= WRITTEN TASK =
All of the lines below are to be transcribed faithfully, with pictures excluded from the copy.

---------- ROWS ----------

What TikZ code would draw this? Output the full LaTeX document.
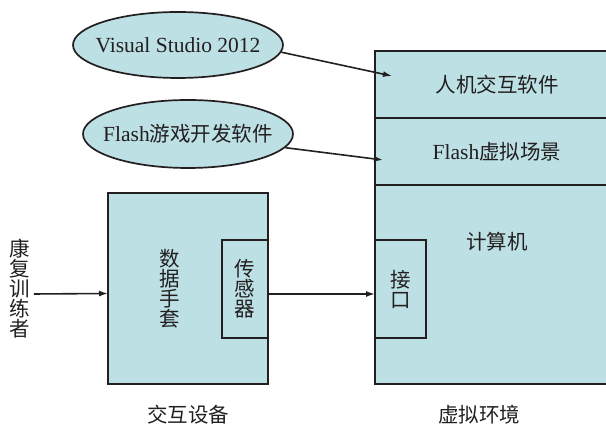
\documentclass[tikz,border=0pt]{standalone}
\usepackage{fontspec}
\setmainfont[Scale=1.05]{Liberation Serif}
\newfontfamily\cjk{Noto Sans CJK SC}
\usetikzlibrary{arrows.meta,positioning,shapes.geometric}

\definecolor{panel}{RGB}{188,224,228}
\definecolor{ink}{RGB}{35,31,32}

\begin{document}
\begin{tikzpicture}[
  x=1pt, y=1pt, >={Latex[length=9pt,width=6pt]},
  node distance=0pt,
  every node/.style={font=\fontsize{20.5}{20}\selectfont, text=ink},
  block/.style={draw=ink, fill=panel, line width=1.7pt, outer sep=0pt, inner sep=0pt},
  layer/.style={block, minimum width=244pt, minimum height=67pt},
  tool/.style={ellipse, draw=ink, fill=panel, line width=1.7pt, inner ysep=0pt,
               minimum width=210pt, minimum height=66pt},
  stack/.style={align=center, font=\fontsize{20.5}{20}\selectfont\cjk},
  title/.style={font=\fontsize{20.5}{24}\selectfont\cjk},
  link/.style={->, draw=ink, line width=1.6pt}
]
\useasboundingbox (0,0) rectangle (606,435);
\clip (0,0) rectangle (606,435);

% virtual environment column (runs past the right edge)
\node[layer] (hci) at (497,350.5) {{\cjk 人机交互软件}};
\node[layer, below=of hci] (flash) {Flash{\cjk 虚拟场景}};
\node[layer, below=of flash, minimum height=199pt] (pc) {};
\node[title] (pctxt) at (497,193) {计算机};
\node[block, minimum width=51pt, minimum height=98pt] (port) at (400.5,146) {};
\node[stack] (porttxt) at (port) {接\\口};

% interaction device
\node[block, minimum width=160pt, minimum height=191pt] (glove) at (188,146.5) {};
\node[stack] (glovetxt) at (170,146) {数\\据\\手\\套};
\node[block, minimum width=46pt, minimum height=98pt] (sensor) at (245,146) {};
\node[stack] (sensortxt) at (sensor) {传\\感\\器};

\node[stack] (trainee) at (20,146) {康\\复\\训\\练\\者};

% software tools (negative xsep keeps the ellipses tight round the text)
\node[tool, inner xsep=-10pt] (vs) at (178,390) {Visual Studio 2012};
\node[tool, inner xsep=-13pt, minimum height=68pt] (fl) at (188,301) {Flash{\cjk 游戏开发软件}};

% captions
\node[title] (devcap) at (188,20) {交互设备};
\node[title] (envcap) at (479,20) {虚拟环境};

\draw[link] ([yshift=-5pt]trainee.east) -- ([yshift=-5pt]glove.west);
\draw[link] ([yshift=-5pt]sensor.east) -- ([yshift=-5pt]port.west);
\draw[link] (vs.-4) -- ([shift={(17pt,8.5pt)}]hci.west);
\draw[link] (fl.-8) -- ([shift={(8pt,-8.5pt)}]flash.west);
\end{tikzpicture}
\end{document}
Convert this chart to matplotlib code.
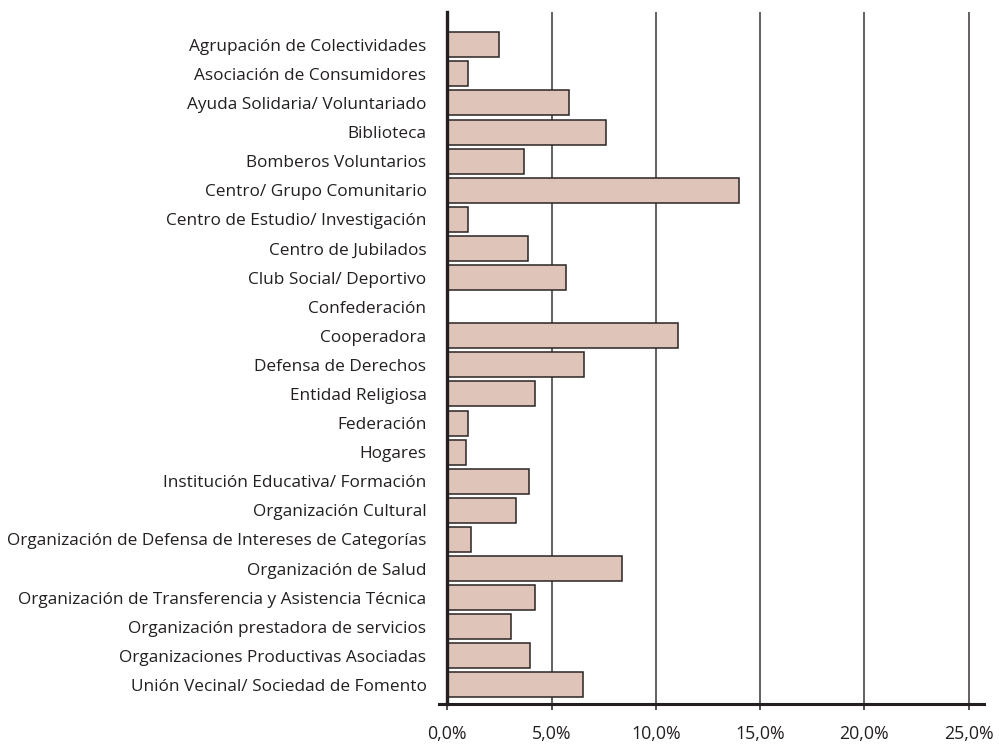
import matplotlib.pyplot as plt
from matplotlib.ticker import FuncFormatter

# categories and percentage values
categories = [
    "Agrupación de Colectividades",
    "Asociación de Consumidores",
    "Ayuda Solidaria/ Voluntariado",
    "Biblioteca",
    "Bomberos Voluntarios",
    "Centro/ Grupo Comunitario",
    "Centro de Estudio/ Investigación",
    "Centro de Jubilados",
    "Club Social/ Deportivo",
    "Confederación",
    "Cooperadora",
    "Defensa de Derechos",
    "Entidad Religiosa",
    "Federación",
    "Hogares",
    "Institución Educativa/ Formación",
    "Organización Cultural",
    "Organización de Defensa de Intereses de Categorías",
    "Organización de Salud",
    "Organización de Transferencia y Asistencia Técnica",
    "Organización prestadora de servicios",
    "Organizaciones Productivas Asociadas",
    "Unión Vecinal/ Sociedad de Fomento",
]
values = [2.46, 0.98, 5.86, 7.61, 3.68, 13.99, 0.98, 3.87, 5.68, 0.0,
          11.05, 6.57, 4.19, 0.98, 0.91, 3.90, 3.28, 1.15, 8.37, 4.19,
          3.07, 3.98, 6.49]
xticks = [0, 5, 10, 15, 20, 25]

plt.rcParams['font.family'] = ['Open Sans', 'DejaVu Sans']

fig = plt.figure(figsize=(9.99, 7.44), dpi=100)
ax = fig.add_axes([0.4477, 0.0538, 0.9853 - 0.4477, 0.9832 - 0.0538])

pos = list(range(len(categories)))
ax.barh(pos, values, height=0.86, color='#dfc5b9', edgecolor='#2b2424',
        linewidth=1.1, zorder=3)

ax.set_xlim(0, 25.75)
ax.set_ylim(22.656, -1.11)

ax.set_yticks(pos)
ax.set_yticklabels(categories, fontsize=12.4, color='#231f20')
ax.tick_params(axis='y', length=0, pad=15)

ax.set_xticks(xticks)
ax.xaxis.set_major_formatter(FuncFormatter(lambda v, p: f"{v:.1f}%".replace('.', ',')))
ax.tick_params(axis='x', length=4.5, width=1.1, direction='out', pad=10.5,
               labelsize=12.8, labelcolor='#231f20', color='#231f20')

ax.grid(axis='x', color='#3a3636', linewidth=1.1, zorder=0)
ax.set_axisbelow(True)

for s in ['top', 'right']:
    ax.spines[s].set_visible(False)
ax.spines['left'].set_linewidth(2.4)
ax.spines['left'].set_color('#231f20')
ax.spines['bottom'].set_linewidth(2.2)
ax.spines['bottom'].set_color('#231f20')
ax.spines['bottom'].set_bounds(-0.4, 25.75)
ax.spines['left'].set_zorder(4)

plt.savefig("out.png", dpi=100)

----------

= ANSWER TO THE EXERCISE =
What TikZ code would draw this? Output the full LaTeX document.
\documentclass[tikz,border=0pt]{standalone}
\usepackage{fontspec}
\setmainfont[Scale=1.05]{Liberation Serif}
\newfontfamily\cjk{Noto Sans CJK SC}
\usetikzlibrary{arrows.meta,positioning,shapes.geometric}

\definecolor{panel}{RGB}{188,224,228}
\definecolor{ink}{RGB}{35,31,32}

\begin{document}
\begin{tikzpicture}[
  x=1pt, y=1pt, >={Latex[length=9pt,width=6pt]},
  node distance=0pt,
  every node/.style={font=\fontsize{20.5}{20}\selectfont, text=ink},
  block/.style={draw=ink, fill=panel, line width=1.7pt, outer sep=0pt, inner sep=0pt},
  layer/.style={block, minimum width=244pt, minimum height=67pt},
  tool/.style={ellipse, draw=ink, fill=panel, line width=1.7pt, inner ysep=0pt,
               minimum width=210pt, minimum height=66pt},
  stack/.style={align=center, font=\fontsize{20.5}{20}\selectfont\cjk},
  title/.style={font=\fontsize{20.5}{24}\selectfont\cjk},
  link/.style={->, draw=ink, line width=1.6pt}
]
\useasboundingbox (0,0) rectangle (606,435);
\clip (0,0) rectangle (606,435);

% virtual environment column (runs past the right edge)
\node[layer] (hci) at (497,350.5) {{\cjk 人机交互软件}};
\node[layer, below=of hci] (flash) {Flash{\cjk 虚拟场景}};
\node[layer, below=of flash, minimum height=199pt] (pc) {};
\node[title] (pctxt) at (497,193) {计算机};
\node[block, minimum width=51pt, minimum height=98pt] (port) at (400.5,146) {};
\node[stack] (porttxt) at (port) {接\\口};

% interaction device
\node[block, minimum width=160pt, minimum height=191pt] (glove) at (188,146.5) {};
\node[stack] (glovetxt) at (170,146) {数\\据\\手\\套};
\node[block, minimum width=46pt, minimum height=98pt] (sensor) at (245,146) {};
\node[stack] (sensortxt) at (sensor) {传\\感\\器};

\node[stack] (trainee) at (20,146) {康\\复\\训\\练\\者};

% software tools (negative xsep keeps the ellipses tight round the text)
\node[tool, inner xsep=-10pt] (vs) at (178,390) {Visual Studio 2012};
\node[tool, inner xsep=-13pt, minimum height=68pt] (fl) at (188,301) {Flash{\cjk 游戏开发软件}};

% captions
\node[title] (devcap) at (188,20) {交互设备};
\node[title] (envcap) at (479,20) {虚拟环境};

\draw[link] ([yshift=-5pt]trainee.east) -- ([yshift=-5pt]glove.west);
\draw[link] ([yshift=-5pt]sensor.east) -- ([yshift=-5pt]port.west);
\draw[link] (vs.-4) -- ([shift={(17pt,8.5pt)}]hci.west);
\draw[link] (fl.-8) -- ([shift={(8pt,-8.5pt)}]flash.west);
\end{tikzpicture}
\end{document}
Convert this chart to matplotlib code.
import matplotlib.pyplot as plt
from matplotlib.ticker import FuncFormatter

# categories and percentage values
categories = [
    "Agrupación de Colectividades",
    "Asociación de Consumidores",
    "Ayuda Solidaria/ Voluntariado",
    "Biblioteca",
    "Bomberos Voluntarios",
    "Centro/ Grupo Comunitario",
    "Centro de Estudio/ Investigación",
    "Centro de Jubilados",
    "Club Social/ Deportivo",
    "Confederación",
    "Cooperadora",
    "Defensa de Derechos",
    "Entidad Religiosa",
    "Federación",
    "Hogares",
    "Institución Educativa/ Formación",
    "Organización Cultural",
    "Organización de Defensa de Intereses de Categorías",
    "Organización de Salud",
    "Organización de Transferencia y Asistencia Técnica",
    "Organización prestadora de servicios",
    "Organizaciones Productivas Asociadas",
    "Unión Vecinal/ Sociedad de Fomento",
]
values = [2.46, 0.98, 5.86, 7.61, 3.68, 13.99, 0.98, 3.87, 5.68, 0.0,
          11.05, 6.57, 4.19, 0.98, 0.91, 3.90, 3.28, 1.15, 8.37, 4.19,
          3.07, 3.98, 6.49]
xticks = [0, 5, 10, 15, 20, 25]

plt.rcParams['font.family'] = ['Open Sans', 'DejaVu Sans']

fig = plt.figure(figsize=(9.99, 7.44), dpi=100)
ax = fig.add_axes([0.4477, 0.0538, 0.9853 - 0.4477, 0.9832 - 0.0538])

pos = list(range(len(categories)))
ax.barh(pos, values, height=0.86, color='#dfc5b9', edgecolor='#2b2424',
        linewidth=1.1, zorder=3)

ax.set_xlim(0, 25.75)
ax.set_ylim(22.656, -1.11)

ax.set_yticks(pos)
ax.set_yticklabels(categories, fontsize=12.4, color='#231f20')
ax.tick_params(axis='y', length=0, pad=15)

ax.set_xticks(xticks)
ax.xaxis.set_major_formatter(FuncFormatter(lambda v, p: f"{v:.1f}%".replace('.', ',')))
ax.tick_params(axis='x', length=4.5, width=1.1, direction='out', pad=10.5,
               labelsize=12.8, labelcolor='#231f20', color='#231f20')

ax.grid(axis='x', color='#3a3636', linewidth=1.1, zorder=0)
ax.set_axisbelow(True)

for s in ['top', 'right']:
    ax.spines[s].set_visible(False)
ax.spines['left'].set_linewidth(2.4)
ax.spines['left'].set_color('#231f20')
ax.spines['bottom'].set_linewidth(2.2)
ax.spines['bottom'].set_color('#231f20')
ax.spines['bottom'].set_bounds(-0.4, 25.75)
ax.spines['left'].set_zorder(4)

plt.savefig("out.png", dpi=100)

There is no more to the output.